Compararse con los demás siempre es útil en tanto no se mitifique al instrumento comparativo. Una prueba externa estandarizada aporta insumos, más aun si esta se reitera a lo largo del tiempo y permite también que uno se compare consigo mismo.

Los resultados de las pruebas PISA muestran una leve mejora, con ascensos en los sectores más bajos en la estratificación social y una reiterada comprobación de que, a nivel socioeconómico parejo, no hay gran diferencia entre lo privado y lo público. También siguen indicando niveles de repetición altísimos en nuestro país comparado con cualquier otro del mundo. Cerrando los cursos y prontos para brindar por las fiestas, cabe preguntarse: ¿estos resultados ameritan un festejo?
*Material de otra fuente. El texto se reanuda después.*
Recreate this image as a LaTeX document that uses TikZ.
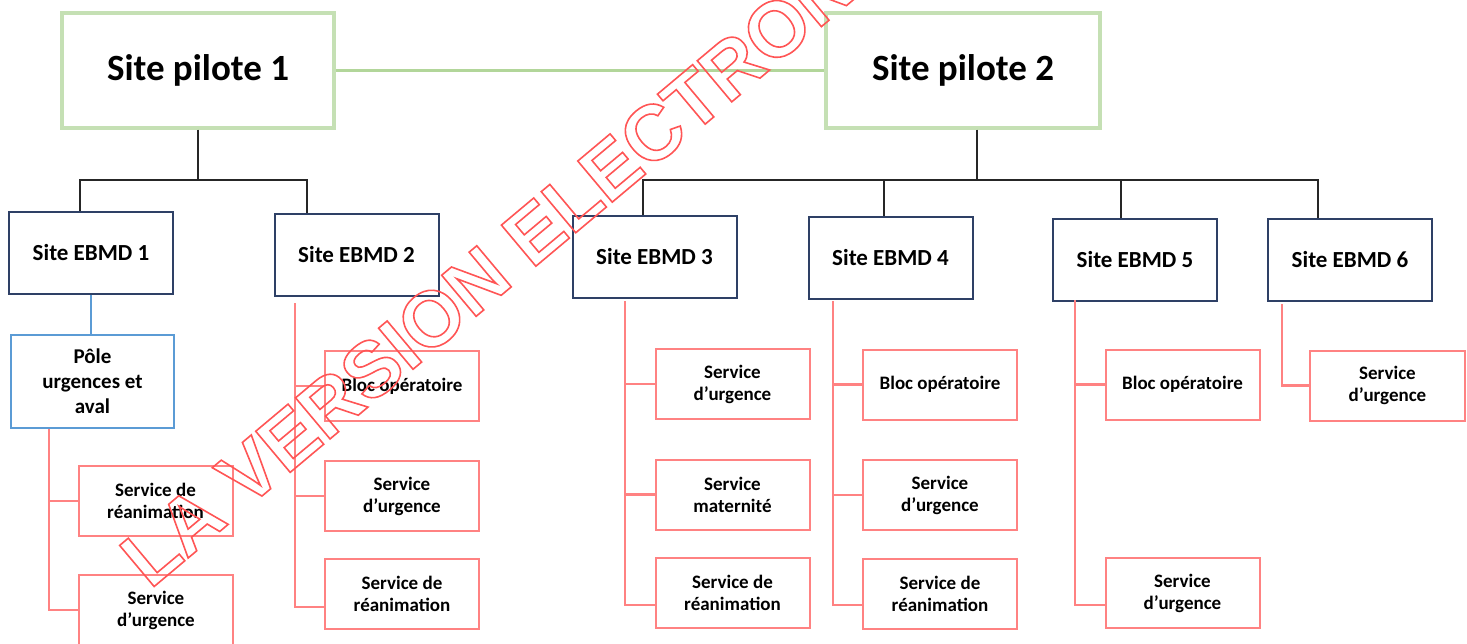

Más allá de lo que cada uno quiera hacer con su copa, parece posible extraer tres conclusiones de este informe de la Organización para la Cooperación y el Desarrollo Económicos. La primera -quizá la menos repetida-, es que los países que tuvieron mejores desempeños lo lograron porque invirtieron más en sus profesores. La segunda (difícil de digerir para el common sense mediático-tuitero): la educación uruguaya no está en crisis. Incorporó más gente que nunca desde la década de los 90 en adelante, y de a poco da muestras de una estabilidad media, sin grandes logros, pero lejos del apocalipsis con el que se la suele presentar. La tercera: parece hora de repensar cómo salimos de esta situación estable dando oportunidades a todos los jóvenes uruguayos de seguir transitando la escolarización media con menos repetición y mejores docentes.

Se viene un Congreso Nacional de Educación y es de esperar que la carrera docente y la vida escolar en secundaria sean ejes centrales de la discusión, con argumentos pedagógicos y de política educativa de cara al siglo XXI.

El informe PISA es un insumo más a atender y del cual sacar las conclusiones que, desde nuestro contexto socioeducativo, entendamos relevantes. Pero nuestro sur no debe estar orientando a tener mejores resultados en estas pruebas, sino a profundizar políticas que derriben la concepción del docente y del alumno de secundaria que todavía provienen del siglo XX. Con ellas logramos estabilidad, es cierto, pero falta mucho por hacer. Imaginar otro estatuto docente, otra concepción de la carrera (mucho más profesional y mejor paga y con mayores responsabilidades) y una visión integral de los estudiantes adecuada a los adolescentes de nuestro tiempo, en diálogo constante con el quehacer educativo, deben ser los senderos de una brújula que poco a poco comienza a marcar el sur de nuestro norte.

No hay urgencias; Uruguay tiene un sistema educativo extendido, universal, con mayor inversión. Hay desfase temporal: las concepciones de formación de docentes y estudiantes están todavía presas de las ilusiones del siglo que pasó y de la “crónica roja” sensacionalista que tapa el sol con un dedo. Tenemos una base sólida y un desafío importante; para encararlo es necesario leer bien las señales de los tiempos que corren y no dejarse llevar por la numerología ni por la gritería ajena al hecho educativo. Si se pone el énfasis debido en la profundización de la potencialidad didáctico-pedagógica de los profesores, abriendo el juego a modelos de gestión participativa en los centros, con diversidad de rutas para que todos los jóvenes puedan vivir la experiencia liceal sin que sea un mero cúmulo de asignaturas, llegará el día en que brindemos por estos resultados PISA con una mueca de simpatía, recordando la anécdota de aquel 2016 en el que nos dimos cuenta de que teníamos que parar con las discusiones estériles y empezar a hablar de educación.